It seems that whatever part of the system you don't
understand, you draw a black box around it so you
don't have to understand it.


Cecil,

Interesting comment, especially since you frequently reference
s-parameter analysis.

A direct quote from AN-95-1, the slide version, is:

Two-port, three-port, and n-port models simplify the input / output
response of active and passive devices and circuits into "black boxes"
described by a set of four linear parameters.

If you deny the legitimacy of "black boxes" do you need to give up the
use of s-parameters?

This is simply a diversion to deflect the discussion away from the
sticky questions about "electrical degrees" which his theory is unable
to resolve. Phase reference is another, and we can expect more.

Roy Lewallen, W7EL

Roy Lewallen wrote:
This is simply a diversion to deflect the discussion away from the
sticky questions about "electrical degrees" which his theory is unable
to resolve. Phase reference is another, and we can expect more.

There were no black boxes in the original example so the
black box was the original diversion. Coming back from that
diversion, can you calculate the current amplitude and phases
in the original example? I would be very surprised if you
could do it. I would be even more surprised if you did it
and published the results. Roy, here's your chance to nail
me to the wall. Simply prove that the phase shift between
Vfor1 and Vfor2 below is something other than 36.6 degrees.
(All of Roy's worshipers hold their breath for a response. :-)

This is not "my" theory - this is standard distributed
network reflection theory that I learned at Texas A&M
in the 50's. And the theory is certainly capable of
resolving the electrical degree problems.

Here's the original example again - no black box necessary.

--43.4 deg 600 ohm line--+--10 deg 100 ohm line--open
Vfor1--|--Vfor2

Assuming 100v at 0 deg incident upon the open at the
end of the stub, what is the phase shift between
Vfor1 and Vfor2?

Vfor2 = 100v at -10 deg
Vfor1 = 143.33v at -46.4 deg

The phase shift between Vfor1 and Vfor2 is 36.6 degrees just
as predicted originally. Roy, you are always advising me to
use voltages so I did. The results are easy to verify if you
know how. But I don't think you know how.

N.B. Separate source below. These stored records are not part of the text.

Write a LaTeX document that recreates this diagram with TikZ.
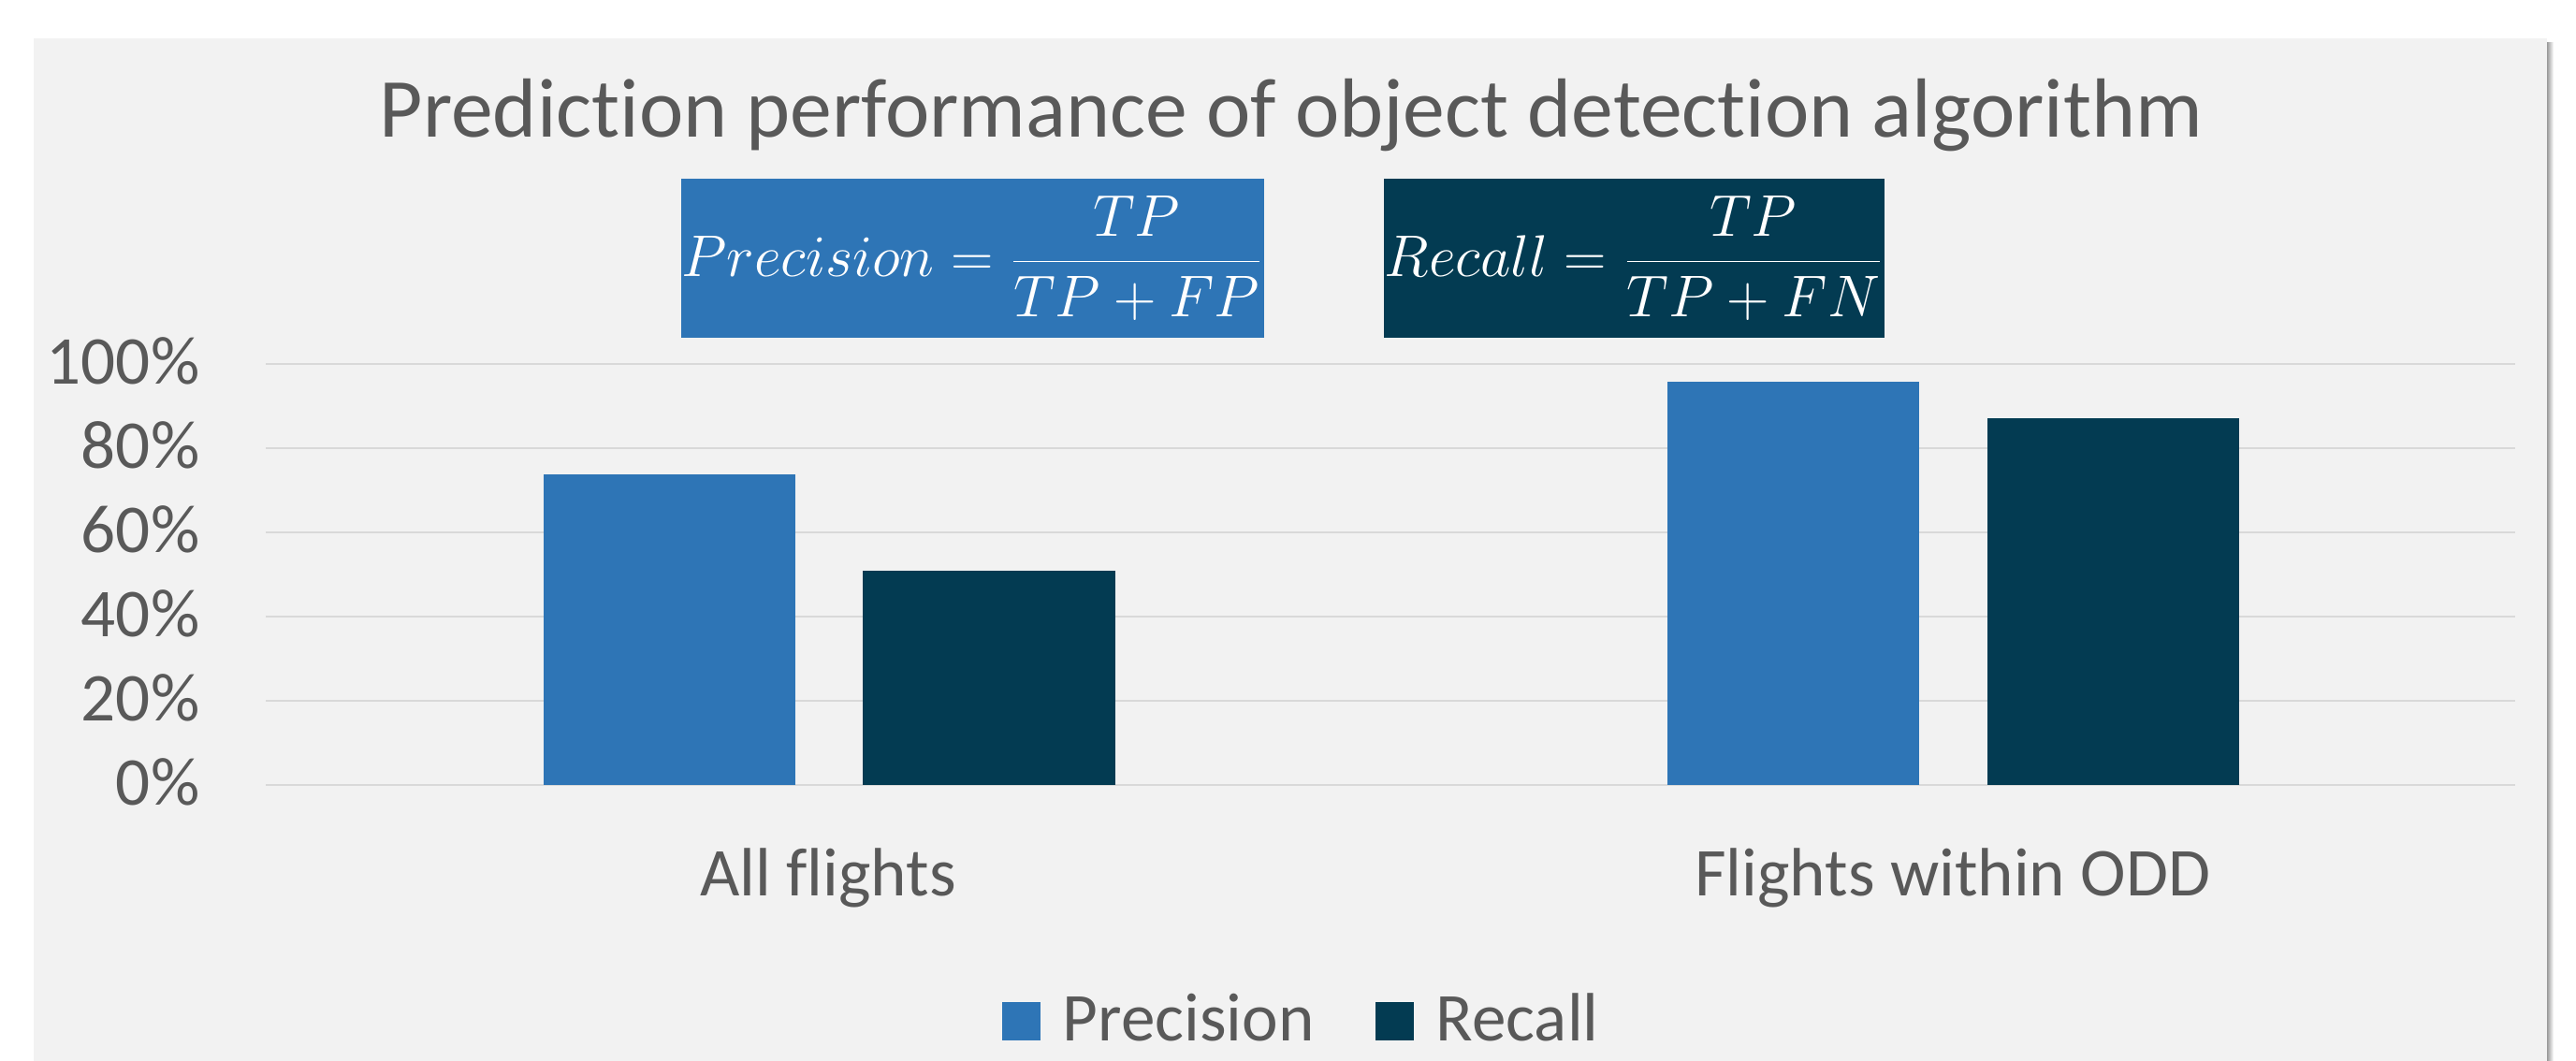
\documentclass[tikz,border=0pt]{standalone}
\usepackage{fix-cm}
\usepackage[no-math]{fontspec}
\setmainfont{Carlito}[Ligatures=NoCommon]
\definecolor{precblue}{HTML}{2E75B6}
\definecolor{recdark}{HTML}{033B52}
\definecolor{txtgray}{HTML}{595959}
\definecolor{panelbg}{HTML}{F2F2F2}
\definecolor{gridc}{HTML}{D9D9D9}
\begin{document}
\begin{tikzpicture}[x=0.01cm,y=-0.01cm,
  lbl/.style={inner sep=0pt, text=txtgray, font=\fontsize{20.8pt}{25pt}\selectfont},
  ttl/.style={inner sep=0pt, text=txtgray, font=\fontsize{25.5pt}{31pt}\selectfont},
  gline/.style={draw=gridc, line width=0.6pt},
  fbox/.style={inner sep=0pt, text=white, font=\fontsize{17.9pt}{21pt}\selectfont},
  precfill/.style={fill=precblue},
  recfill/.style={fill=recdark}]
\useasboundingbox (0,0) rectangle (2753,1134);
\fill[white] (0,0) rectangle (2753,1134);
% panel and its right shadow
\fill[left color=black!40, right color=white] (2722,46) rectangle (2729,1134);
\fill[panelbg] (36,41) rectangle (2722,1134);
% title
\node[ttl, anchor=base] (title) at (1380,147) {Prediction performance of object detection algorithm};
% formula boxes
\node[fbox, precfill, minimum width=6.21cm, minimum height=1.70cm] (precbox) at (1039.5,276)
  {$\displaystyle Precision=\frac{TP}{TP+FP}$};
\node[fbox, recfill, minimum width=5.35cm, minimum height=1.70cm] (recbox) at (1746.5,276)
  {$\displaystyle Recall=\frac{TP}{TP+FN}$};
% grid lines and y labels
\foreach \v/\t in {0/0\%,1/20\%,2/40\%,3/60\%,4/80\%,5/100\%}{
  \draw[gline] (284,{839-90*\v}) -- (2688,{839-90*\v});
  \node[lbl, anchor=base east] (ylab\v) at (214,{839-90*\v+22}) {\t};
}
% bars
\fill[precfill] (581,507) rectangle (850,839);
\fill[recfill] (922,610) rectangle (1192,839);
\fill[precfill] (1782,408) rectangle (2051,839);
\fill[recfill] (2124,447) rectangle (2393,839);
% category labels
\node[lbl, anchor=base] (catall) at (885,958) {All flights};
\node[lbl, anchor=base] (catodd) at (2087,958) {Flights within ODD};
% legend
\fill[precfill] (1071,1071) rectangle (1112,1112);
\node[lbl, anchor=base west] (legprec) at (1135,1113) {Precision};
\fill[recfill] (1470,1071) rectangle (1511,1112);
\node[lbl, anchor=base west] (legrec) at (1534,1113) {Recall};
\end{tikzpicture}
\end{document}
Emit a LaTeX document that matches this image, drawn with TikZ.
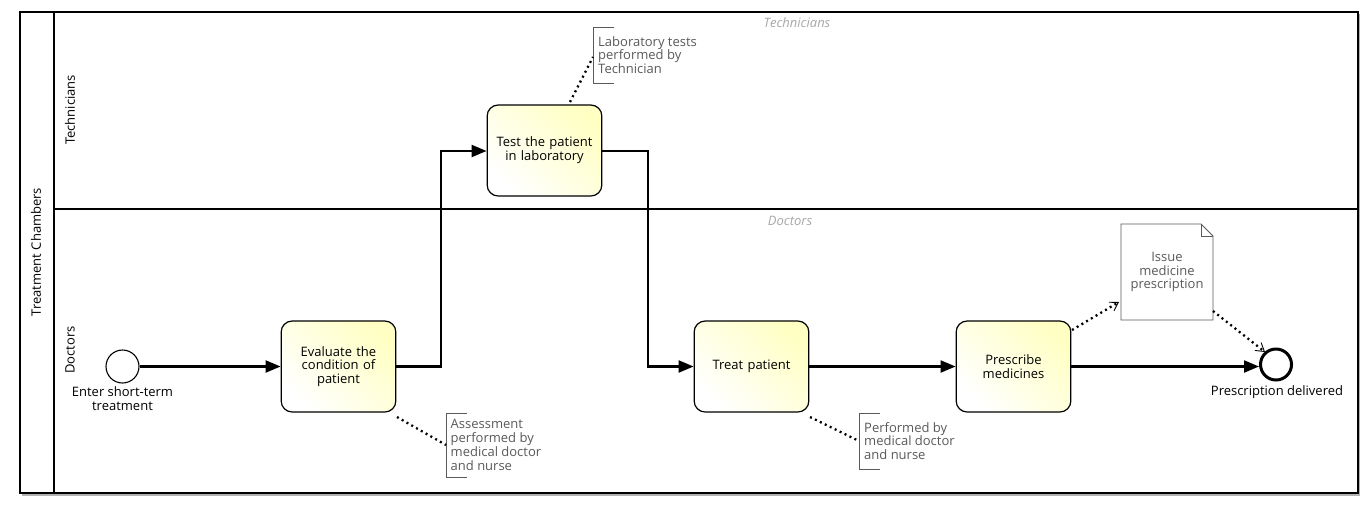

Everyone is invited to use any valid model you want to and
prove me either right or wrong.

I predict that Roy will be silent on this subject and rely
on his political power to try to suppress those results.
The emperor has no clothes. The emperor's worshipers have
no clothes.
--
73, Cecil http://www.w5dxp.com

Cecil Moore wrote:
But the rules for black boxes do not allow measurements
on the inside. This is how they help clarify the thinking.

So instead of sweeping technical facts under the rug,
you hide them in a black box. In both cases, the only
apparent purpose is to maintain ignorance.

It seems that whatever part of the system you don't
understand, you draw a black box around it so you
don't have to understand it.


No, it is a perfectly normal technique to test a theory or model. The
black box reveals just enough information to solve the problem, and
nothing more.

In this particular case, the impedance at the terminals of the black box
is the only *necessary* information to solve the transmission-line
problem (in the steady state, at one frequency). It is not necessary to
know how that impedance was created.

Conventional transmission-line theory handles this situation
effortlessly, thus proving that no more information is needed. Any
theory that claims to need more information has failed the test - for
somewhere it has a soft centre that means it cannot be trusted.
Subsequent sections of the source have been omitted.